─── Dataset extract ───

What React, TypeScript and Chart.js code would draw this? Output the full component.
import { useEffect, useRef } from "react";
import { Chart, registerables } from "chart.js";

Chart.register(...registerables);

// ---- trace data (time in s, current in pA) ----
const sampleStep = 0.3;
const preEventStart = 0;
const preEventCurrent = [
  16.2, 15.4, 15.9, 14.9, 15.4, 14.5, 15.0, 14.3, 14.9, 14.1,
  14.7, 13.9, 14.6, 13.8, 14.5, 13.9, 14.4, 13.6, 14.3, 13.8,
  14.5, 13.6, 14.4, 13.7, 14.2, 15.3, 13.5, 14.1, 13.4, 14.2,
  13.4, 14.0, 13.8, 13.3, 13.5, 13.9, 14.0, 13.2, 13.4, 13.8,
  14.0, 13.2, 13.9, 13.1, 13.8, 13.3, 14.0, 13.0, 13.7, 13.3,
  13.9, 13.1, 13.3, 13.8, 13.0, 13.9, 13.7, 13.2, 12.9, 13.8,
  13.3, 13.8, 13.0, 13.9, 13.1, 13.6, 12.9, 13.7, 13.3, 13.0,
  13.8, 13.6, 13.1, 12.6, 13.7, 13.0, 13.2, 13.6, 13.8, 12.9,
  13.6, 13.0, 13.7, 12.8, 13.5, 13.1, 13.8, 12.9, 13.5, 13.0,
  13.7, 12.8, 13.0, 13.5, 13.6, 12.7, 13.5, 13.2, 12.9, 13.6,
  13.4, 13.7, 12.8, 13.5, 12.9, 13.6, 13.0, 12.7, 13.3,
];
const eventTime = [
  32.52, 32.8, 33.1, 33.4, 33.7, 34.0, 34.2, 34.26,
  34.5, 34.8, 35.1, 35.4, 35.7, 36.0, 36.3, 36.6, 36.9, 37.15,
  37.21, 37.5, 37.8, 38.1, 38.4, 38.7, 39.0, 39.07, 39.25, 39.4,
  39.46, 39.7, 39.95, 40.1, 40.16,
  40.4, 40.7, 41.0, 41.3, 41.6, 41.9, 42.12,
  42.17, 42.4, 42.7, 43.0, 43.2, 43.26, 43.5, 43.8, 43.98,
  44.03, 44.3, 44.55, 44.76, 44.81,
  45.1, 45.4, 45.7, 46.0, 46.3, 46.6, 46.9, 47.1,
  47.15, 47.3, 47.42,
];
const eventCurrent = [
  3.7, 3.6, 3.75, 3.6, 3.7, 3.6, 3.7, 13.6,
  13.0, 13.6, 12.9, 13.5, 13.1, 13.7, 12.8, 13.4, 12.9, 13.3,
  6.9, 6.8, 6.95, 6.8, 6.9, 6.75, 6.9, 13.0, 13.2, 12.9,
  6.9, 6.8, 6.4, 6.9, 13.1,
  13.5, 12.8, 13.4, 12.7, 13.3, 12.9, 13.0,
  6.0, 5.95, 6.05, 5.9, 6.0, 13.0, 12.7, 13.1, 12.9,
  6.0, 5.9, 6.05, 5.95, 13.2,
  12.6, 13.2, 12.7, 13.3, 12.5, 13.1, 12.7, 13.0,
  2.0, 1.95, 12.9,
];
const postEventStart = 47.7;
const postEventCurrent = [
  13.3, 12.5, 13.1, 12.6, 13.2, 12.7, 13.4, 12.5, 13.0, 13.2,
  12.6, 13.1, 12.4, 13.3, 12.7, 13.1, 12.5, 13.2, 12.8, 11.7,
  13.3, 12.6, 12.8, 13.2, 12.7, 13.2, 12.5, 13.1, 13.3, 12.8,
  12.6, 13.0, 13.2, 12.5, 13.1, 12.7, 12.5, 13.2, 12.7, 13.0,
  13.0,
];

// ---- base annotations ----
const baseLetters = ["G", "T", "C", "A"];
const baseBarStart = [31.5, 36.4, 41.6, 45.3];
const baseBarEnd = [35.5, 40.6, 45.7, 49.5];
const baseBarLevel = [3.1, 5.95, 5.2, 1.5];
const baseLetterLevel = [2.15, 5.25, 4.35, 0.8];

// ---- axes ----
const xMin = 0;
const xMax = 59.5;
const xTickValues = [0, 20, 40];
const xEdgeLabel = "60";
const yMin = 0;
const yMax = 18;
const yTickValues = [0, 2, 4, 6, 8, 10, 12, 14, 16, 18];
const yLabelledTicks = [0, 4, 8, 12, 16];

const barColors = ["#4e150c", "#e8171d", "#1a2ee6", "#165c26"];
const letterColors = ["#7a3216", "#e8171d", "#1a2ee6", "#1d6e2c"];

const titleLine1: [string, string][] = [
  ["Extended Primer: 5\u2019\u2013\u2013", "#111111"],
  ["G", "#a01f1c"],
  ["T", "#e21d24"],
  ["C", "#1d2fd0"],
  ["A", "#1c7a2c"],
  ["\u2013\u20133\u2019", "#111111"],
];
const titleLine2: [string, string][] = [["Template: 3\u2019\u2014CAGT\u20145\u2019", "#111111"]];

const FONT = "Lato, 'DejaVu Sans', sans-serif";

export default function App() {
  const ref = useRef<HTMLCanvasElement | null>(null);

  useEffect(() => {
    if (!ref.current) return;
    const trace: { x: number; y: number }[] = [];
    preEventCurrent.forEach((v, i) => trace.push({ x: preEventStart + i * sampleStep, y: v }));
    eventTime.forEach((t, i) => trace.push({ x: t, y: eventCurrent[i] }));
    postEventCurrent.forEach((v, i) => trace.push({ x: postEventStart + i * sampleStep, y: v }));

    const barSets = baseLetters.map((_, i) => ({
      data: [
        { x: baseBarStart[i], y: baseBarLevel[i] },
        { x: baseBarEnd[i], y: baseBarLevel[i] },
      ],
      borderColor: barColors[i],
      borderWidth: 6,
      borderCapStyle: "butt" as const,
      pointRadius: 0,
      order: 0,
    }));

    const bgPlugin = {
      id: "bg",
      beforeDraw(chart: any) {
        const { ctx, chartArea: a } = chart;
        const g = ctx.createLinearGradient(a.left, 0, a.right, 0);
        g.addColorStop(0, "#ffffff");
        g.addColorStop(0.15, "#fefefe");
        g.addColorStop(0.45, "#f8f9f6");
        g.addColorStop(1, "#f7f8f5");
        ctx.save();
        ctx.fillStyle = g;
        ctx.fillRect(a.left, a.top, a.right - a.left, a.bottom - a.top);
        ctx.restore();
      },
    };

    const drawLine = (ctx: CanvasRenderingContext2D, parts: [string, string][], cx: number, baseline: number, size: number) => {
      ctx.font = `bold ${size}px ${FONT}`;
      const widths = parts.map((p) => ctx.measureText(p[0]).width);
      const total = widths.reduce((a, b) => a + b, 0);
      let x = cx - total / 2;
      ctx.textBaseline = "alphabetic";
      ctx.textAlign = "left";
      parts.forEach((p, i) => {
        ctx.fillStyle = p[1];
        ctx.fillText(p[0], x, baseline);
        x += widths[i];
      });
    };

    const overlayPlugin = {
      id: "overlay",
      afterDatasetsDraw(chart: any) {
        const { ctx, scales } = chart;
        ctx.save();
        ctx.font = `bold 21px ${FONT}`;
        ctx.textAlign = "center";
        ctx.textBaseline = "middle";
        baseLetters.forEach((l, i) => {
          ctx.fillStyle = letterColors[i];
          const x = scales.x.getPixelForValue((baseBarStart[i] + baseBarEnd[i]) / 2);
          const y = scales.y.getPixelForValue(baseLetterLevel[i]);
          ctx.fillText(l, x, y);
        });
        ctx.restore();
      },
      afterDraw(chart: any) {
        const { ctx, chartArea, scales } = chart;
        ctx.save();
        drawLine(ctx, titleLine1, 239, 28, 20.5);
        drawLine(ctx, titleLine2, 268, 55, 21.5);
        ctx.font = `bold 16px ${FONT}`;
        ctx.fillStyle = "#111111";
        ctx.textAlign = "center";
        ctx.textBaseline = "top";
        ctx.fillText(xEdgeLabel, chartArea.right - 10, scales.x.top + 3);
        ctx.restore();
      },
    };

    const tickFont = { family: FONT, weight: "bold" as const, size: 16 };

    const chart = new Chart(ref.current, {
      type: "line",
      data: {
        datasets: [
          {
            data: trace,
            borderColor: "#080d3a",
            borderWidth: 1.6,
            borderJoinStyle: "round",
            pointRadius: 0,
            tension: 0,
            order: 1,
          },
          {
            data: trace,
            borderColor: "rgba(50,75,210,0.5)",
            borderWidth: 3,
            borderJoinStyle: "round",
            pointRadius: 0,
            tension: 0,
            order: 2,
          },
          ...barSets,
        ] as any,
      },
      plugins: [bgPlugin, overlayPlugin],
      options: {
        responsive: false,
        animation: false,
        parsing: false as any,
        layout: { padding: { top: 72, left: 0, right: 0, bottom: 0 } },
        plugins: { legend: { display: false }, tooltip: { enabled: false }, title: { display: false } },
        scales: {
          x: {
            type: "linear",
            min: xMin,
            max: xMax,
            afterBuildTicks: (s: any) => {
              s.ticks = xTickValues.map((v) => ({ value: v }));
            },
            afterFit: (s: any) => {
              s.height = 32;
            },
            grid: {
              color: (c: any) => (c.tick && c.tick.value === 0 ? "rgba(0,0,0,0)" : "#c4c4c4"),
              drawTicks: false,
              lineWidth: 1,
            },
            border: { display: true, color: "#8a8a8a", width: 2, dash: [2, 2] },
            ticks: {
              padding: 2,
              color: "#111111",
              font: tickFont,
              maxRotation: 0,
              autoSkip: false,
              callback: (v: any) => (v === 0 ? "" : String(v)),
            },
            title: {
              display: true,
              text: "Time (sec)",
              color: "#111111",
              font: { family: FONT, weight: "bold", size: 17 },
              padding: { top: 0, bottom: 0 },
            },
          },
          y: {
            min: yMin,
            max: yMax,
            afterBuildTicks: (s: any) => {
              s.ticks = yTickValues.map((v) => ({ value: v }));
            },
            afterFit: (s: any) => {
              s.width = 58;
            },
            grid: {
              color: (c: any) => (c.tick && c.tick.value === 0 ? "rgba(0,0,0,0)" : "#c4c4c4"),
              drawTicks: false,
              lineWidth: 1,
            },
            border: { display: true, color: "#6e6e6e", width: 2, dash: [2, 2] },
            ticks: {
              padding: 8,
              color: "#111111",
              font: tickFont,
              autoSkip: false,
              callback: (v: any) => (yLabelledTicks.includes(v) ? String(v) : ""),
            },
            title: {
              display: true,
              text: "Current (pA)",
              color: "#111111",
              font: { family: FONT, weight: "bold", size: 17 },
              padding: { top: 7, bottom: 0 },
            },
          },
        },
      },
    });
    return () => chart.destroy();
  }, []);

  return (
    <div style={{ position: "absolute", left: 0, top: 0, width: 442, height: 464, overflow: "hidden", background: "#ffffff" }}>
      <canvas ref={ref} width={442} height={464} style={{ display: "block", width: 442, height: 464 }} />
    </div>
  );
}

───

• [Task instructions] Your task is to quote the lines above, beginning with the first and ending with the one that holds "Chart.register(...registerables);".

• [Response to the task]
What React, TypeScript and Chart.js code would draw this? Output the full component.
import { useEffect, useRef } from "react";
import { Chart, registerables } from "chart.js";

Chart.register(...registerables);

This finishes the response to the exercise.